I have 2 x 2.5 gallon tanks and a 15 gal tall and 15 gal regular sized tanks..

Probably won't get them all filled


----------



## Will

One running 1.5 Gallon Reef for the GTAA nano contest. 
(Has corresponding 4G & 10G Quarentine/Holding tanks)

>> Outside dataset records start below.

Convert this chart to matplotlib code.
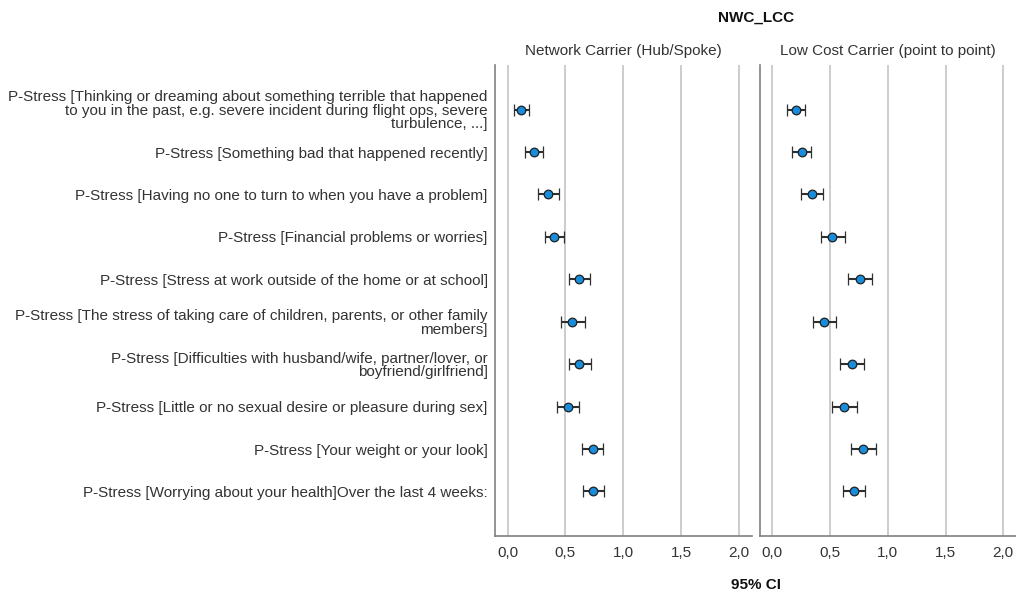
import matplotlib
matplotlib.use("Agg")
import matplotlib.pyplot as plt

plt.rcParams['font.family'] = ['Liberation Sans', 'DejaVu Sans']

items = [
    "P-Stress [Thinking or dreaming about something terrible that happened\nto you in the past, e.g. severe incident during flight ops, severe\nturbulence, ...]",
    "P-Stress [Something bad that happened recently]",
    "P-Stress [Having no one to turn to when you have a problem]",
    "P-Stress [Financial problems or worries]",
    "P-Stress [Stress at work outside of the home or at school]",
    "P-Stress [The stress of taking care of children, parents, or other family\nmembers]",
    "P-Stress [Difficulties with husband/wife, partner/lover, or\nboyfriend/girlfriend]",
    "P-Stress [Little or no sexual desire or pleasure during sex]",
    "P-Stress [Your weight or your look]",
    "P-Stress [Worrying about your health]Over the last 4 weeks:",
]

groups = ["Network Carrier (Hub/Spoke)", "Low Cost Carrier (point to point)"]

# means with lower / upper 95% CI bounds
nwc_mean = [0.12, 0.23, 0.35, 0.40, 0.62, 0.56, 0.62, 0.52, 0.735, 0.74]
nwc_low = [0.06, 0.15, 0.265, 0.32, 0.535, 0.46, 0.53, 0.43, 0.645, 0.655]
nwc_high = [0.185, 0.31, 0.445, 0.485, 0.715, 0.665, 0.72, 0.615, 0.825, 0.83]

lcc_mean = [0.205, 0.255, 0.345, 0.52, 0.76, 0.45, 0.69, 0.62, 0.785, 0.71]
lcc_low = [0.13, 0.17, 0.245, 0.42, 0.655, 0.35, 0.59, 0.52, 0.685, 0.615]
lcc_high = [0.28, 0.335, 0.44, 0.625, 0.865, 0.55, 0.795, 0.73, 0.895, 0.80]

xticks = [0.0, 0.5, 1.0, 1.5, 2.0]
xticklabels = ["0,0", "0,5", "1,0", "1,5", "2,0"]

fig = plt.figure(figsize=(10.16, 5.9), dpi=100)
ax1 = fig.add_axes([0.487, 0.0915, 0.253, 0.7983])
ax2 = fig.add_axes([0.7477, 0.0915, 0.2523, 0.7983])

series = [(nwc_mean, nwc_low, nwc_high), (lcc_mean, lcc_low, lcc_high)]
ypos = list(range(len(items)))

for ax, title, (m, lo, hi) in zip([ax1, ax2], groups, series):
    err = [[a - b for a, b in zip(m, lo)], [c - a for a, c in zip(m, hi)]]
    ax.errorbar(m, ypos, xerr=err, fmt='o', color='#303030', ecolor='#303030',
                elinewidth=1.5, capsize=4, capthick=1.5, markersize=6.2,
                markerfacecolor='#1a8cdc', markeredgecolor='#202020',
                markeredgewidth=0.9, zorder=3)
    ax.set_xlim(-0.11, 2.11)
    ax.set_ylim(len(items) - 1 + 1.05, -1.05)
    ax.set_xticks(xticks)
    ax.set_xticklabels(xticklabels)
    ax.grid(axis='x', color='#c8c8c8', linewidth=1.3, zorder=0)
    ax.set_axisbelow(True)
    for side in ['top', 'right']:
        ax.spines[side].set_visible(False)
    for side in ['left', 'bottom']:
        ax.spines[side].set_color('#808080')
        ax.spines[side].set_linewidth(1.2)
    ax.tick_params(axis='both', length=0, labelsize=11, labelcolor='#333333')
    ax.tick_params(axis='x', pad=7)
    ax.set_title(title, fontsize=11, color='#333333', pad=7)

ax1.set_yticks(ypos)
ax1.set_yticklabels(items, linespacing=0.95)
ax1.tick_params(axis='y', pad=5)
ax2.set_yticks([])

fig.text(0.744, 0.970, "NWC_LCC", ha='center', va='center',
         fontsize=11, fontweight='bold', color='#111111')
fig.text(0.744, 0.009, "95% CI", ha='center', va='center',
         fontsize=11, fontweight='bold', color='#111111')

fig.savefig("out.png", dpi=100)
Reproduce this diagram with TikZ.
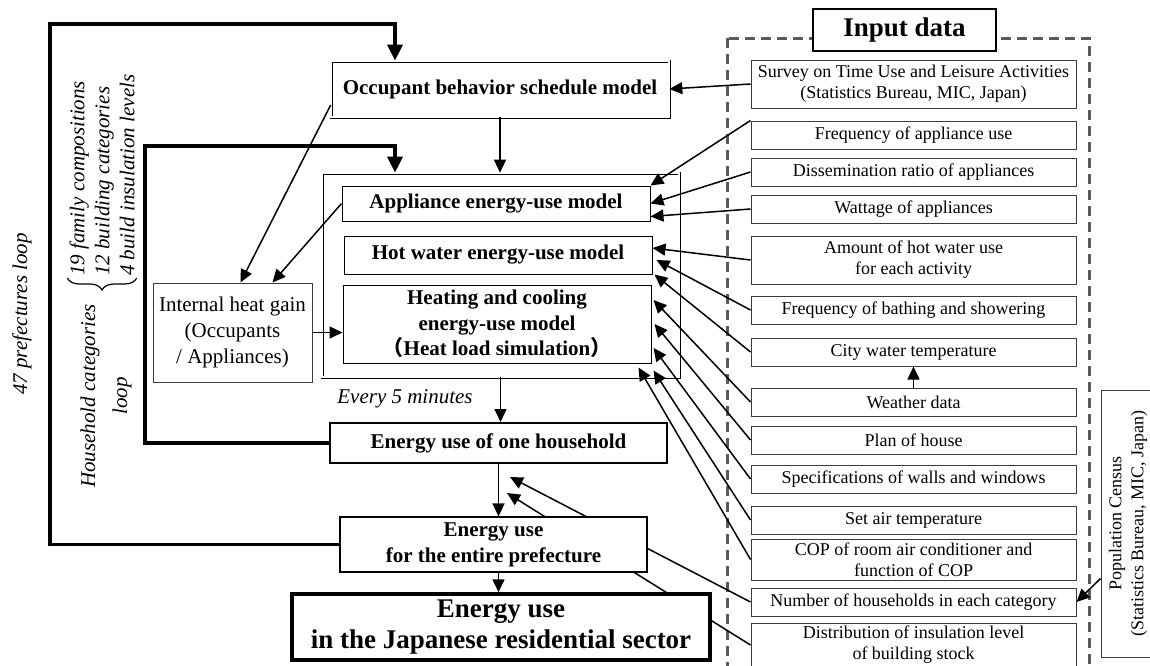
\documentclass[tikz,border=0pt]{standalone}
\usepackage{fontspec}
\setmainfont{Liberation Serif}
\newfontfamily\cjk{Noto Sans CJK JP}
\usetikzlibrary{arrows.meta, positioning, decorations.pathreplacing}
\definecolor{frame-gray}{HTML}{5A5A5A}
\definecolor{box-gray}{HTML}{3A3A3A}
\tikzset{
  inbox/.style={draw=box-gray,line width=1pt,fill=white,align=center,minimum width=325pt,minimum height=28pt,inner sep=2pt,font=\fontsize{18}{21}\selectfont},
  modelbox/.style={draw,line width=1pt,fill=white,align=center,minimum width=308pt,inner sep=2pt,font=\fontsize{21}{25.5}\selectfont\bfseries},
  dblbox/.style={draw,double,double distance=1.6pt,line width=0.7pt,fill=white,inner sep=0pt,align=center,font=\fontsize{21}{25}\selectfont\bfseries},
  arr/.style={-{Triangle[length=13pt,width=12pt]},line width=1.5pt},
  looparr/.style={-{Triangle[length=16pt,width=15pt]},line width=3.2pt},
  looptxt/.style={rotate=90,align=center,inner sep=2pt,font=\fontsize{21}{25}\selectfont\itshape},
}

\begin{document}
\begin{tikzpicture}[x=1pt,y=-1pt]
  \useasboundingbox (0,0) rectangle (1150,665);

  % input data column
  \draw[frame-gray,line width=3pt,dash pattern=on 10pt off 6pt] (727,38) rectangle (1089,690);
  \node[draw,line width=2.5pt,fill=white,minimum width=183pt,minimum height=42pt,font=\fontsize{27}{30}\selectfont\bfseries] (title) at (904.5,30) {Input data};
  \node[inbox,minimum height=48pt] (survey) at (913.5,84) {Survey on Time Use and Leisure Activities\\(Statistics Bureau, MIC, Japan)};
  \node[inbox,below=12pt of survey] (freq) {Frequency of appliance use};
  \node[inbox,below=8pt of freq] (diss) {Dissemination ratio of appliances};
  \node[inbox,below=8pt of diss] (watt) {Wattage of appliances};
  \node[inbox,minimum height=48pt,below=12pt of watt] (amount) {Amount of hot water use\\for each activity};
  \node[inbox,below=11pt of amount] (bath) {Frequency of bathing and showering};
  \node[inbox,below=13pt of bath] (city) {City water temperature};
  \node[inbox,below=21pt of city] (weather) {Weather data};
  \node[inbox,below=9pt of weather] (plan) {Plan of house};
  \node[inbox,below=10pt of plan] (walls) {Specifications of walls and windows};
  \node[inbox,below=12pt of walls] (setair) {Set air temperature};
  \node[inbox,minimum height=41pt,below=4pt of setair] (cop) {COP of room air conditioner and\\function of COP};
  \node[inbox,below=7pt of cop] (num) {Number of households in each category};
  \node[inbox,minimum height=44pt,below=6pt of num] (dist) {Distribution of insulation level\\of building stock};
  \node[draw=box-gray,line width=1pt,rotate=90,minimum width=267pt,minimum height=54pt,align=center,font=\fontsize{18}{22}\selectfont] (census) at (1128,523.5) {Population Census\\(Statistics Bureau, MIC, Japan)};
  \draw[arr] (weather.north) -- (city.south);
  \draw[arr] ([yshift=-55pt]census.north) -- (num.east);

  % models
  \node[dblbox,minimum width=338pt,minimum height=56pt] (occ) at (500,89) {Occupant behavior schedule model};
  \node[dblbox,minimum width=357pt,minimum height=204pt] (models) at (500.5,275) {};
  \node[modelbox,minimum height=35pt] (appl) at (496,203.5) {Appliance energy-use model};
  \node[modelbox,minimum height=38pt] (hot) at (498,255) {Hot water energy-use model};
  \node[modelbox,minimum height=78pt] (heat) at (497,324) {Heating and cooling\\energy-use model\\{\cjk （}Heat load simulation{\cjk ）}};
  \node[draw=box-gray,line width=1pt,fill=white,align=center,minimum width=159pt,minimum height=99pt,font=\fontsize{21}{26}\selectfont] (ihg) at (232.5,332.5) {Internal heat gain\\(Occupants\\/ Appliances)};
  \node[font=\fontsize{21}{25}\selectfont\itshape] (every) at (405,399) {Every 5 minutes};
  \node[draw,line width=2pt,fill=white,minimum width=337pt,minimum height=40pt,font=\fontsize{21}{25}\selectfont\bfseries] (one) at (498.5,443) {Energy use of one household};

  \coordinate (nt) at (510,477);
  \coordinate (dt) at (507,493);
  \draw[arr] (num.west) -- (nt);
  \draw[arr] (dist.west) -- (dt);

  \node[draw,line width=1.2pt,fill=white,align=center,minimum width=307pt,minimum height=55pt,font=\fontsize{21}{26}\selectfont\bfseries] (pref) at (493.5,544.5) {Energy use\\for the entire prefecture};
  \node[draw,line width=3.5pt,fill=white,align=center,minimum width=418pt,minimum height=66pt,font=\fontsize{27}{31}\selectfont\bfseries] (japan) at (501,627) {Energy use\\in the Japanese residential sector};

  % loops
  \node[looptxt] (pl-txt) at (22,314) {47 prefectures loop};
  \node[looptxt,align=left,anchor=west] (fam) at (102,278) {19 family compositions\\12 building categories\\4 build insulation levels};
  \draw[line width=1.2pt,decorate,decoration={brace,amplitude=12pt,mirror}] (fam.north west) -- (fam.south west);
  \node[looptxt] (hl-txt) at (106,396) {Household categories\\[7pt]loop};
  \coordinate (pl) at (50,24);
  \coordinate (pt) at (395,24);
  \coordinate (hl) at (145,146);
  \coordinate (ht) at (395,146);
  \draw[looparr] (pref.west) -| (pl) -- (pt) -- (pt |- occ.north);
  \draw[looparr] (one.west) -| (hl) -- (ht) -- (ht |- models.north);

  % flow
  \draw[arr] (occ.south) -- (occ.south |- models.north);
  \draw[arr] (models.south) -- (models.south |- one.north);
  \draw[arr] (one.south) -- (one.south |- pref.north);
  \draw[arr] (pref.south -| one.south) -- (one.south |- japan.north);
  \draw[arr] ([yshift=-16pt]occ.west) -- ([xshift=8pt]ihg.north);
  \draw[arr] (appl.west) -- ([xshift=40pt]ihg.north);
  \draw[arr] (ihg.east) -- (ihg.east -| heat.west);

  % inputs to models
  \draw[arr] (survey.west) -- (occ.east);
  \draw[arr] (freq.north west) -- ([yshift=18pt]appl.east);
  \draw[arr] (diss.west) -- (appl.east);
  \draw[arr] (watt.west) -- ([yshift=-13pt]appl.east);
  \draw[arr] (amount.west) -- ([yshift=7pt]hot.east);
  \draw[arr] (bath.west) -- ([xshift=4pt,yshift=-5pt]hot.east);
  \draw[arr] (city.west) -- ([xshift=2pt]hot.south east);
  \draw[arr] (weather.west) -- ([xshift=2pt,yshift=24pt]heat.east);
  \draw[arr] (plan.west) -- ([xshift=3pt]heat.east);
  \draw[arr] (walls.west) -- ([xshift=2pt,yshift=-24pt]heat.east);
  \draw[arr] (setair.west) -- ([xshift=2pt,yshift=-7pt]heat.south east);
  \draw[arr] (cop.west) -- ([xshift=-13pt,yshift=-4pt]heat.south east);
\end{tikzpicture}
\end{document}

And an empty 220 Gallon tank.


----------



## bigfishy

Running tanks

1 ~ 75G (48" x 24" x 15") ~ Arowana & Datnoids
1 ~ 72G Bow Front ~ Discus
1 ~ 30G Goldfish Tank
1 ~ 20G Nano Contest
1 ~ 10G Quarantine Tank 

Non running tanks

2 ~ 50G Drilled Tank
1 ~ 40G Breeder
1 ~ 35G Drilled Tank
1 ~ 29G BioCube
1 ~ 23G Shrimp Tank
2 ~ 20G Long Tank
1 ~ 15G Bow Front
3 ~ 10G Tank
1 ~ 10G Drilled 
1 ~ 5G Tank
6 ~ 2.5G Tank


----------



## Lee_D

One 120g (48x24x24)
One 120g (72x18x21)
Three 50g

I don't have any room for more tanks. They just keep getting Bigger...

Lee


----------



## Kerohime

Running tanks:
20g long- CRS
15g curved front edges - crs
30cm starphire - fire red cherries and chilli rasboras
12g planted with HQI - one pair of GBR
29g planted livebearer tank

non-running:
5g acryllic tank 
30g - will set this up for GBRs soon
Dymax IQ3 - bought this for office, but no time to set up- might sell this

I'm curious to know whether or not anyone on this form has zero tanks running...


----------



## rkay

A 20 gallon tank is all may be more in the future when I have a bigger place.


----------



## fish_luva

LOL ,, glad i'm not the only one addicted...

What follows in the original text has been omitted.